**Directions for this task**
Go through the material and tally the lines containing the string "that". Give the total alone.

**Given material**
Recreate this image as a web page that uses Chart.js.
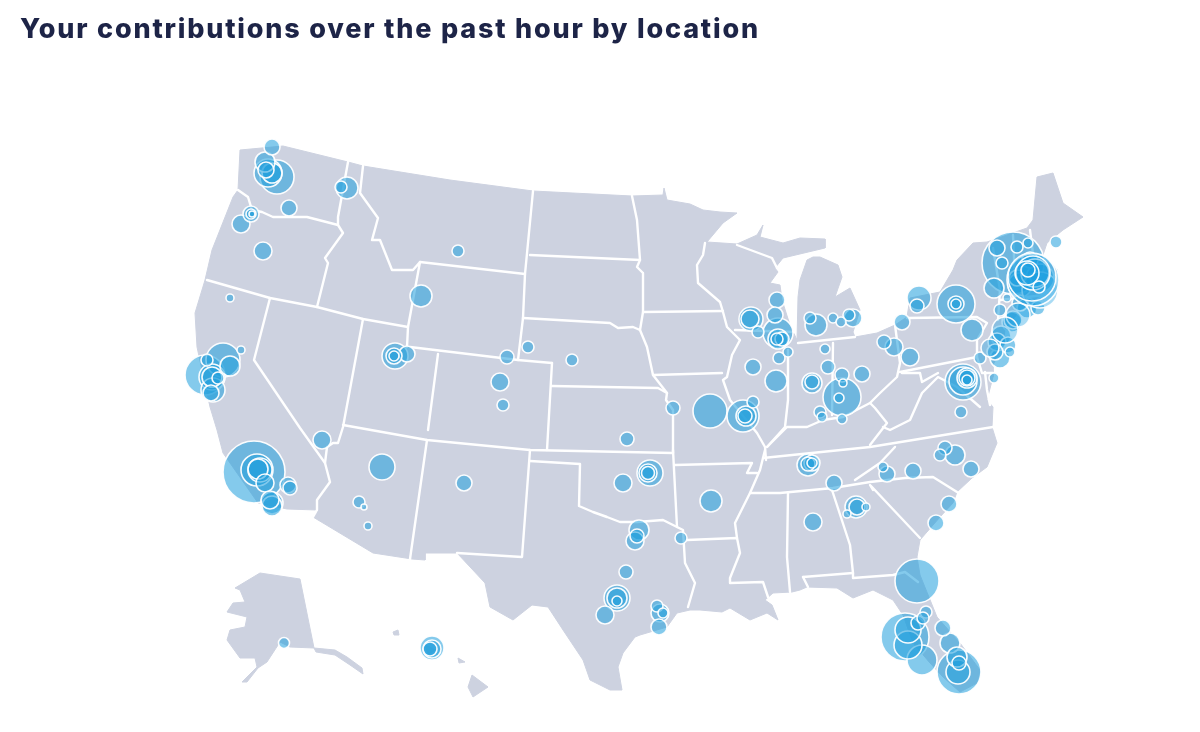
<!DOCTYPE html>
<html><head><meta charset="utf-8">
<script src="https://cdn.jsdelivr.net/npm/chart.js@4"></script>
<style>
html,body{margin:0;padding:0;background:#fff;overflow:hidden}
#wrap{position:relative;width:1200px;height:732px}
canvas{position:absolute;left:0;top:0}
h1{position:absolute;left:20px;top:12px;margin:0;font:800 27px/34px Inter,"Open Sans",sans-serif;color:#1d2447;letter-spacing:1.8px;white-space:nowrap}
</style></head><body>
<div id="wrap"><canvas id="c" width="1200" height="732"></canvas>
<h1>Your contributions over the past hour by location</h1></div>
<script>
const chartTitle = "Your contributions over the past hour by location";
// Map geometry, in map units
const landMain = [[240,150],[283,146],[348,162],[363,166],[450,180],[533,191],[632,196],[663,195],[664,188],[667,200],[690,204],[703,210],[720,212],[737,213],[723,223],[707,242],[737,244],[757,235],[763,225],[760,237],[783,243],[800,238],[825,239],[825,248],[783,258],[775,268],[778,272],[770,283],[780,285],[782,300],[790,325],[797,340],[798,297],[800,280],[807,260],[813,257],[820,257],[838,265],[842,277],[835,297],[850,288],[860,310],[853,332],[855,337],[877,333],[895,325],[907,317],[910,298],[940,292],[953,270],[957,260],[973,243],[987,242],[1027,228],[1033,220],[1037,177],[1053,173],[1063,203],[1083,217],[1063,230],[1047,243],[1042,258],[1058,270],[1045,282],[1040,296],[1020,310],[1005,330],[1003,345],[993,365],[993,377],[987,400],[993,407],[992,427],[997,443],[987,467],[972,478],[957,492],[953,503],[940,517],[920,540],[917,557],[920,575],[937,617],[960,643],[980,670],[977,683],[960,692],[943,677],[930,663],[913,643],[903,615],[893,600],[873,590],[853,598],[837,588],[807,587],[800,590],[792,592],[773,593],[765,600],[772,605],[778,620],[767,613],[750,620],[730,608],[722,612],[700,610],[690,610],[677,613],[667,627],[640,635],[635,637],[623,653],[618,667],[622,690],[610,690],[590,680],[583,660],[563,630],[548,607],[532,605],[513,620],[490,607],[485,583],[457,553],[425,553],[425,560],[412,559],[373,553],[313,517],[317,510],[287,509],[258,503],[223,453],[217,430],[210,407],[197,347],[195,313],[205,280],[212,250],[233,197],[238,190]];
const landAlaska = [[235,588],[260,573],[300,579],[314,648],[290,647],[280,642],[267,662],[258,668],[247,682],[242,682],[257,667],[255,658],[240,658],[227,640],[230,630],[245,627],[247,617],[227,612],[233,603],[245,602],[240,590]];
const landAleutianEast = [[314,648],[335,650],[347,657],[362,668],[363,674],[350,665],[335,655],[316,652]];
const landHawaiiBig = [[472,675],[488,687],[473,697],[468,687]];
const landMaui = [[458,658],[465,662],[459,663]];
const landOahu = [[425,645],[436,650],[428,654]];
const landKauai = [[393,632],[398,630],[399,635],[394,635]];
const borderLines = [
 [[238,190],[248,197],[252,210],[262,212],[273,217],[307,217],[338,225]],
 [[348,162],[338,217],[338,225],[343,233],[325,258],[328,263],[317,307]],
 [[207,280],[270,298],[317,307],[363,319],[408,327]],
 [[270,298],[254,360],[300,428],[325,463],[330,482],[317,500],[317,510],[313,517]],
 [[363,319],[343,427],[338,443],[333,443],[327,447],[325,463]],
 [[343,425],[427,440],[530,450],[673,453]],
 [[427,440],[410,559]],
 [[530,450],[522,557],[457,553]],
 [[530,461],[580,464],[579,506],[593,512],[607,517],[620,522],[637,522],[663,520],[677,527],[683,530],[685,563],[695,583],[688,607]],
 [[673,450],[677,527]],
 [[687,540],[737,538],[740,553],[730,578],[730,583],[763,582],[768,597]],
 [[765,450],[760,470],[750,493],[735,523],[737,538]],
 [[675,465],[752,463],[747,473],[757,473]],
 [[750,493],[780,493],[833,488],[870,482],[905,478],[933,477],[957,492]],
 [[873,490],[870,485],[872,487],[920,538]],
 [[895,447],[880,463],[855,480]],
 [[763,458],[870,447],[993,427]],
 [[788,493],[787,557],[790,592]],
 [[832,490],[850,545],[853,573],[853,578],[893,575],[905,572],[918,582]],
 [[803,577],[853,573]],[[803,577],[808,587]],
 [[653,375],[722,373]],
 [[552,386],[658,388],[667,393],[666,400],[673,410],[673,453]],
 [[552,363],[547,450]],
 [[410,347],[518,360],[552,363]],
 [[523,318],[518,360]],
 [[420,262],[525,274]],
 [[533,191],[525,274],[523,318]],
 [[530,255],[640,260]],
 [[523,318],[610,323],[618,328],[633,327],[640,330],[647,347],[653,375],[667,393]],
 [[632,196],[637,220],[640,260],[637,267],[643,273],[643,312],[640,330]],
 [[643,312],[723,311]],
 [[705,243],[703,255],[697,265],[698,283],[720,302],[723,312],[727,327],[740,340],[732,355],[727,377],[723,380],[730,400],[757,433],[765,447],[766,460]],
 [[735,330],[795,332]],
 [[737,245],[772,258],[777,268]],
 [[798,343],[855,337]],
 [[788,350],[788,400],[785,427],[767,447]],
 [[767,447],[787,427],[807,427],[823,420],[843,417],[870,403],[880,393],[897,377],[900,363],[895,325]],
 [[833,343],[832,415]],
 [[870,403],[875,408],[887,423],[870,445]],
 [[883,427],[890,430],[910,420],[922,393],[938,377],[957,387],[980,407]],
 [[900,372],[977,357],[982,373],[993,373]],
 [[902,373],[920,373],[922,382],[938,373]],
 [[907,318],[977,317],[987,323],[977,340],[977,357]],
 [[993,248],[1000,290],[998,320]],[[1013,235],[1015,280]],[[1030,230],[1035,270]],[[1000,300],[1045,295]],
 [[363,166],[360,193],[378,218],[372,240],[380,240],[392,270],[413,270],[420,262],[408,327],[407,347]],
 [[438,354],[428,430]],
 [[985,372],[987,390],[990,405]]
];
// Bubbles: x, y, radius
const westBubbles = [[272,147,8],[277,177,17],[268,173,14],[272,173,10],[265,162,10],[266,170,8],[347,188,11],[341,187,6],[289,208,8],[241,224,9],[251,214,8],[251,214,5],[252,214,3],[263,251,9],[230,298,4],[458,251,6],[421,296,11],[223,360,17],[230,366,10],[205,375,20],[212,377,13],[212,377,10],[218,378,6],[207,360,6],[211,393,8],[213,390,12],[241,350,4],[395,356,13],[407,354,8],[394,356,8],[394,356,5],[507,357,7],[528,347,6],[500,382,9],[503,405,6],[572,360,6]];
const southwestBubbles = [[254,472,31],[257,470,16],[258,469,10],[260,470,12],[265,483,9],[288,485,8],[290,488,7],[272,503,11],[272,506,10],[270,500,9],[322,440,9],[382,467,13],[464,483,8],[359,502,6],[364,507,3],[368,526,4],[284,643,5.5],[432,648,12],[432,649,9],[430,649,7]];
const midwestBubbles = [[673,408,7],[627,439,7],[710,411,17],[743,416,16],[746,416,10],[753,402,6],[745,416,7],[776,381,11],[753,367,8],[777,300,8],[751,319,12],[750,319,9],[758,332,6],[775,315,8],[779,358,6],[788,352,5],[778,333,15],[778,339,10],[777,339,6],[782,339,7],[810,318,6],[816,325,11],[833,318,5],[841,322,5],[853,318,9],[849,315,6],[825,349,5],[828,367,7],[812,383,10],[812,382,7],[842,397,19],[839,398,5],[842,375,7],[843,383,4],[862,374,8],[820,412,6],[822,417,5],[842,419,5]];
const northeastBubbles = [[919,298,12],[917,306,7],[956,304,19],[956,304,8],[956,304,5],[972,330,11],[902,322,8],[884,342,7],[894,347,9],[910,357,9],[963,382,18],[963,381,14],[967,378,10],[967,378,8],[967,380,5],[961,412,6],[997,342,9],[1000,358,10],[980,358,6],[1010,352,5],[994,378,5],[1000,310,6],[1020,303,8],[1007,298,4],[1013,320,9],[1013,263,31],[997,248,8],[1002,263,6],[1017,247,6],[1028,243,5],[1056,242,6],[994,288,10],[1030,260,8],[1017,278,8],[1038,308,7],[1027,308,10],[1012,322,10],[1001,336,10],[1008,345,8],[995,352,8],[1040,278,14],[1020,285,12]];
const southBubbles = [[650,473,13],[648,473,6.5],[648,473,9],[623,483,9],[711,501,11],[681,538,6],[639,530,10],[635,541,9],[637,536,7],[626,572,7],[617,598,13],[617,598,10],[617,601,5],[605,615,9],[657,606,6],[660,613,9],[663,613,5],[659,627,8],[808,465,11],[812,463,8],[812,463,5],[808,464,7],[834,483,8],[813,522,9],[856,507,11],[857,507,8],[847,514,4],[866,507,4],[883,467,5],[887,474,8],[913,471,8],[940,455,6],[945,448,7],[955,455,10],[971,469,8],[949,504,8],[936,523,8],[917,581,22],[926,612,6],[918,623,7],[923,618,6],[905,637,24],[908,630,13],[908,645,14],[922,660,15],[943,628,8],[950,643,10],[957,657,10],[959,672,22],[958,672,12],[959,663,7]];
// Bubbles that sit over their neighbours, in drawing order
const topBubbles = [[1018,315,12],[1005,330,13],[990,348,9],[1040,290,18],[1033,280,26],[1032,277,24],[1035,273,14],[1033,273,17],[1027,273,12],[1028,270,7],[1039,287,6]];

const toPts = a => a.map(p => ({x:p[0], y:p[1]}));
const landColor = '#cdd2e0';
const land = [landMain, landAlaska, landAleutianEast, landHawaiiBig, landMaui, landOahu, landKauai].map(a => ({
  type:'scatter', data:toPts(a.concat([a[0]])), showLine:true, fill:'shape', backgroundColor:landColor,
  borderColor:landColor, borderWidth:1, pointRadius:0, tension:0, order:3
}));
const borders = borderLines.map(a => ({
  type:'scatter', data:toPts(a), showLine:true, fill:false, borderColor:'#ffffff',
  borderWidth:2.4, pointRadius:0, tension:0, borderJoinStyle:'round', borderCapStyle:'round', order:2
}));
const allBubbles = [...westBubbles, ...southwestBubbles, ...midwestBubbles, ...northeastBubbles, ...southBubbles].sort((a,b)=>b[2]-a[2]);
const bubbleStyle = {
  type:'bubble', backgroundColor:'rgba(35,160,222,0.56)', borderColor:'rgba(255,255,255,0.95)', borderWidth:1.6, clip:false
};
const bubbles = {...bubbleStyle, data:allBubbles.map(p => ({x:p[0], y:p[1], r:p[2]})), order:1};
const bubblesTop = {...bubbleStyle, data:topBubbles.map(p => ({x:p[0], y:p[1], r:p[2]})), backgroundColor:'rgba(30,160,225,0.38)', order:0};
new Chart(document.getElementById('c'), {
  type:'bubble',
  data:{datasets:[...land, ...borders, bubbles, bubblesTop]},
  options:{
    responsive:false, animation:false, devicePixelRatio:1,
    layout:{padding:0, autoPadding:false},
    plugins:{legend:{display:false}, tooltip:{enabled:false}, title:{display:false}},
    scales:{
      x:{type:'linear', display:false, min:0, max:1200},
      y:{type:'linear', display:false, min:0, max:732, reverse:true}
    }
  }
});
</script>
</body></html>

**Answer**
2